Little Woodbury is the name of an Iron Age archaeological site in Britford parish, near Salisbury in the English county of Wiltshire.

The site lies about  south of the centre of Salisbury and  north of Odstock village. It was partially excavated between 1938 and 1939 by Gerhard Bersu, a German archaeologist who had been driven to Britain following discrimination by the Nazis. In excavations like Little Woodbury he introduced the revolutionary approaches in the excavation of settlements (e.g. the identification of timber post remains) developed in continental Europe during previous decades.

A settlement had been identified at the site through aerial archaeology by O.G.S. Crawford almost twenty years previously. He had seen a circular enclosure as a cropmark, and it was identified for further excavation as a possible source of information on prehistoric Britain.  Bersu was commissioned by the Prehistoric Society to excavate the site in order to improve knowledge of early British settlement sites, which were until then poorly understood.

Bersu dug a network of parallel trenches, one after the other, across the site. By this method he was able to identify a large roundhouse and several other domestic features. The postholes of the roundhouse enabled Bersu to argue that these structures were the common domestic building type of the Iron Age; prior to his work it was thought that people lived in holes in the ground.

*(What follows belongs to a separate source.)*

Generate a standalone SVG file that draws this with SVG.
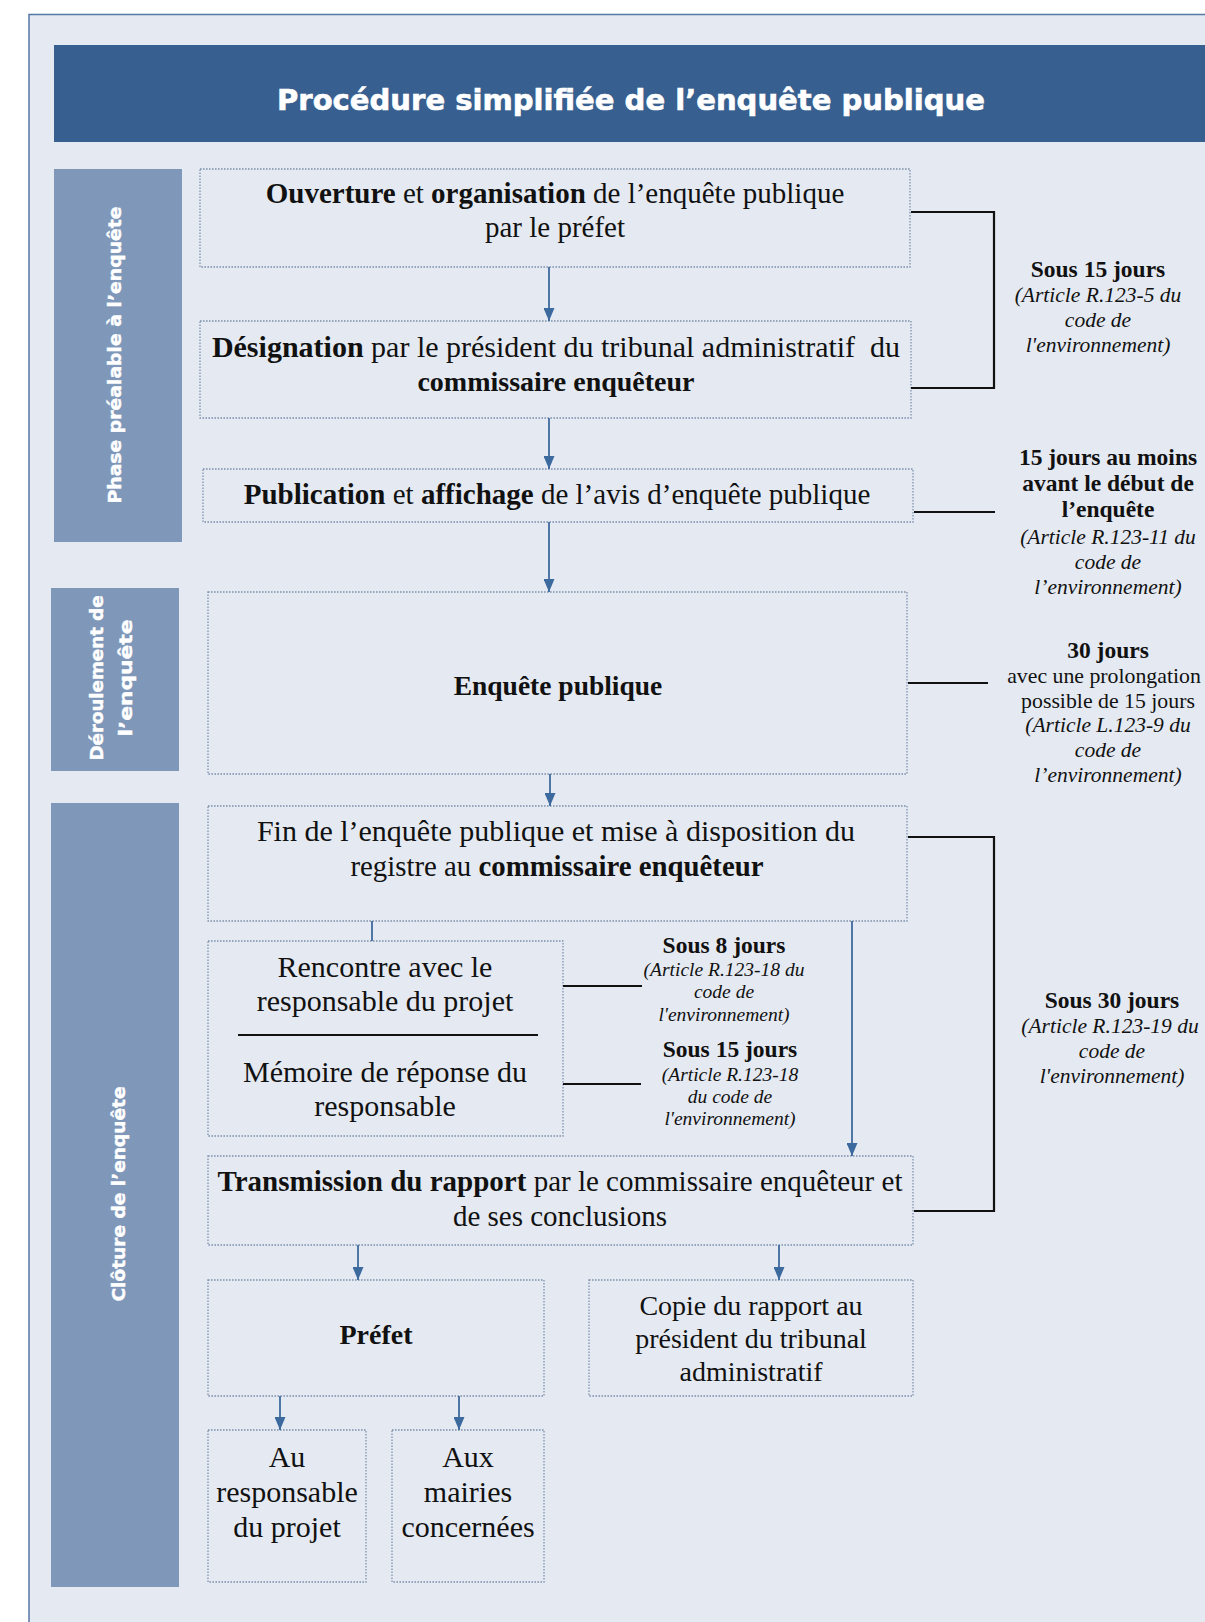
<svg xmlns="http://www.w3.org/2000/svg" width="1205" height="1622" viewBox="0 0 1205 1622">
<style>
.bg{fill:#E5EAF2;stroke:#5577A5;stroke-width:1.5}
.banner{fill:#375F90}
.phase{fill:#7F98BA}
.ptxt{font-family:"DejaVu Sans","Open Sans",sans-serif;font-weight:bold;font-size:17.5px;fill:#FFFFFF;stroke:#FFFFFF;stroke-width:0.4;text-anchor:middle}
.title{font-family:"DejaVu Sans","Open Sans",sans-serif;font-weight:bold;font-size:28px;fill:#FFFFFF;stroke:#FFFFFF;stroke-width:0.6;text-anchor:middle}
.box{fill:none;stroke:#7E91AD;stroke-width:1.3;stroke-dasharray:1.6 1.4}
.t{font-family:"Liberation Serif","Times New Roman",serif;font-size:29px;fill:#111111;text-anchor:middle}
.t30{font-family:"Liberation Serif","Times New Roman",serif;font-size:30px;fill:#111111;text-anchor:middle}
.b{font-weight:bold}
.flow{fill:none;stroke:#3D6A9E;stroke-width:1.8}
.brk{fill:none;stroke:#111111;stroke-width:2.2}
.ab{font-family:"Liberation Serif","Times New Roman",serif;font-weight:bold;font-size:23.5px;fill:#111111;text-anchor:middle}
.ar{font-family:"Liberation Serif","Times New Roman",serif;font-size:21.8px;fill:#111111;text-anchor:middle}
.ai{font-family:"Liberation Serif","Times New Roman",serif;font-style:italic;font-size:21.5px;fill:#111111;text-anchor:middle}
.sb{font-family:"Liberation Serif","Times New Roman",serif;font-weight:bold;font-size:23.5px;fill:#111111;text-anchor:middle}
.si{font-family:"Liberation Serif","Times New Roman",serif;font-style:italic;font-size:19.5px;fill:#111111;text-anchor:middle}
</style>
<defs>
<marker id="arr" viewBox="0 0 13 11" refX="13" refY="5.5" markerWidth="13" markerHeight="11" markerUnits="userSpaceOnUse" orient="auto">
<path d="M0,0 L13,5.5 L0,11 z" fill="#3D6A9E"/>
</marker>
</defs>
<rect x="0" y="0" width="1205" height="1622" fill="#FFFFFF"/>
<rect class="bg" x="29" y="14.5" width="1200" height="1620"/>

<g id="title">
<rect class="banner" x="54" y="45" width="1151" height="97"/>
<text class="title" x="631" y="110" textLength="708" lengthAdjust="spacingAndGlyphs">Procédure simplifiée de l’enquête publique</text>
</g>

<g id="phase1">
<rect class="phase" x="54" y="169" width="128" height="373"/>
<text class="ptxt" transform="translate(121,355) rotate(-90)" textLength="297" lengthAdjust="spacingAndGlyphs">Phase préalable à l’enquête</text>
</g>
<g id="phase2">
<rect class="phase" x="51" y="588" width="128" height="183"/>
<text class="ptxt" transform="translate(103,678) rotate(-90)" textLength="165" lengthAdjust="spacingAndGlyphs">Déroulement de</text>
<text class="ptxt" transform="translate(132,678) rotate(-90)" textLength="117" lengthAdjust="spacingAndGlyphs">l’enquête</text>
</g>
<g id="phase3">
<rect class="phase" x="51" y="803" width="128" height="784"/>
<text class="ptxt" transform="translate(125,1194) rotate(-90)" textLength="215" lengthAdjust="spacingAndGlyphs">Clôture de l’enquête</text>
</g>

<g id="n1">
<rect class="box" x="200" y="169" width="710" height="98"/>
<text class="t" x="555" y="203"><tspan class="b">Ouverture</tspan> et <tspan class="b">organisation</tspan> de l’enquête publique</text>
<text class="t" x="555" y="237">par le préfet</text>
</g>
<g id="n2">
<rect class="box" x="200" y="321" width="711" height="97"/>
<text class="t" x="556" y="357" xml:space="preserve" style="font-size:30px"><tspan class="b">Désignation</tspan> par le président du tribunal administratif  du</text>
<text class="t b" x="556" y="391" style="font-size:28px">commissaire enquêteur</text>
</g>
<g id="n3">
<rect class="box" x="203" y="469" width="710" height="53"/>
<text class="t" x="557" y="504"><tspan class="b">Publication</tspan> et <tspan class="b">affichage</tspan> de l’avis d’enquête publique</text>
</g>
<g id="n4">
<rect class="box" x="208" y="592" width="699" height="182"/>
<text class="t b" x="558" y="695" style="font-size:27.5px">Enquête publique</text>
</g>
<g id="n5">
<rect class="box" x="208" y="806" width="699" height="115"/>
<text class="t30" x="556" y="841">Fin de l’enquête publique et mise à disposition du</text>
<text class="t30" x="557" y="876" textLength="413" lengthAdjust="spacingAndGlyphs">registre au <tspan class="b">commissaire enquêteur</tspan></text>
</g>
<g id="n6">
<rect class="box" x="208" y="941" width="355" height="195"/>
<text class="t30" x="385" y="977">Rencontre avec le</text>
<text class="t30" x="385" y="1011">responsable du projet</text>
<line x1="238" y1="1035" x2="538" y2="1035" stroke="#111111" stroke-width="1.8"/>
<text class="t30" x="385" y="1082">Mémoire de réponse du</text>
<text class="t30" x="385" y="1116">responsable</text>
</g>
<g id="n7">
<rect class="box" x="208" y="1156" width="705" height="89"/>
<text class="t" x="560" y="1191"><tspan class="b">Transmission du rapport</tspan> par le commissaire enquêteur et</text>
<text class="t" x="560" y="1226">de ses conclusions</text>
</g>
<g id="n8">
<rect class="box" x="208" y="1280" width="336" height="116"/>
<text class="t b" x="376" y="1344" style="font-size:28px">Préfet</text>
</g>
<g id="n9">
<rect class="box" x="589" y="1280" width="324" height="116"/>
<text class="t" x="751" y="1315" style="font-size:28px">Copie du rapport au</text>
<text class="t" x="751" y="1348" style="font-size:28px">président du tribunal</text>
<text class="t" x="751" y="1381" style="font-size:28px">administratif</text>
</g>
<g id="n10">
<rect class="box" x="208" y="1430" width="158" height="152"/>
<text class="t30" x="287" y="1467">Au</text>
<text class="t30" x="287" y="1502">responsable</text>
<text class="t30" x="287" y="1537">du projet</text>
</g>
<g id="n11">
<rect class="box" x="392" y="1430" width="152" height="152"/>
<text class="t30" x="468" y="1467">Aux</text>
<text class="t30" x="468" y="1502">mairies</text>
<text class="t30" x="468" y="1537">concernées</text>
</g>

<g id="connectors">
<line class="flow" x1="549" y1="267" x2="549" y2="321" marker-end="url(#arr)"/>
<line class="flow" x1="549" y1="418" x2="549" y2="469" marker-end="url(#arr)"/>
<line class="flow" x1="549" y1="522" x2="549" y2="592" marker-end="url(#arr)"/>
<line class="flow" x1="550" y1="774" x2="550" y2="806" marker-end="url(#arr)"/>
<line class="flow" x1="372" y1="921" x2="372" y2="941"/>
<line class="flow" x1="852" y1="921" x2="852" y2="1156" marker-end="url(#arr)"/>
<line class="flow" x1="358" y1="1245" x2="358" y2="1280" marker-end="url(#arr)"/>
<line class="flow" x1="779" y1="1245" x2="779" y2="1280" marker-end="url(#arr)"/>
<line class="flow" x1="280" y1="1396" x2="280" y2="1430" marker-end="url(#arr)"/>
<line class="flow" x1="459" y1="1396" x2="459" y2="1430" marker-end="url(#arr)"/>
<polyline class="brk" points="911,212 994,212 994,388 911,388"/>
<line class="brk" x1="914" y1="512" x2="995" y2="512"/>
<line class="brk" x1="908" y1="683" x2="988" y2="683"/>
<polyline class="brk" points="908,837 994,837 994,1211 914,1211"/>
<line class="brk" x1="563" y1="986" x2="642" y2="986"/>
<line class="brk" x1="563" y1="1084" x2="641" y2="1084"/>
</g>

<g id="labels">
<text class="ab" x="1098" y="277">Sous 15 jours</text>
<text class="ai" x="1098" y="302">(Article R.123-5 du</text>
<text class="ai" x="1098" y="327">code de</text>
<text class="ai" x="1098" y="352">l'environnement)</text>

<text class="ab" x="1108" y="465">15 jours au moins</text>
<text class="ab" x="1108" y="491">avant le début de</text>
<text class="ab" x="1108" y="517">l’enquête</text>
<text class="ai" x="1108" y="544">(Article R.123-11 du</text>
<text class="ai" x="1108" y="569">code de</text>
<text class="ai" x="1108" y="594">l’environnement)</text>

<text class="ab" x="1108" y="658">30 jours</text>
<text class="ar" x="1104" y="683">avec une prolongation</text>
<text class="ar" x="1108" y="708">possible de 15 jours</text>
<text class="ai" x="1108" y="732">(Article L.123-9 du</text>
<text class="ai" x="1108" y="757">code de</text>
<text class="ai" x="1108" y="782">l’environnement)</text>

<text class="ab" x="1112" y="1008">Sous 30 jours</text>
<text class="ai" x="1110" y="1033">(Article R.123-19 du</text>
<text class="ai" x="1112" y="1058">code de</text>
<text class="ai" x="1112" y="1083">l'environnement)</text>

<text class="sb" x="724" y="953">Sous 8 jours</text>
<text class="si" x="724" y="976">(Article R.123-18 du</text>
<text class="si" x="724" y="998">code de</text>
<text class="si" x="724" y="1021">l'environnement)</text>

<text class="sb" x="730" y="1057">Sous 15 jours</text>
<text class="si" x="730" y="1081">(Article R.123-18</text>
<text class="si" x="730" y="1103">du code de</text>
<text class="si" x="730" y="1125">l'environnement)</text>
</g>
</svg>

Through Bersu's identification of animal bone and cereal grains, he convinced other archaeologists to re-evaluate the large holes they had found as storage pits.

When war broke out in 1939, work stopped and Bersu was interned on the Isle of Man. He never returned to the site and post-excavation work was never fully completed. The results from Little Woodbury however served to influence generations of archaeologists to take an interest in the day-to-day life of ancient peoples and the roundhouse has become a regular feature in interpreting prehistoric sites.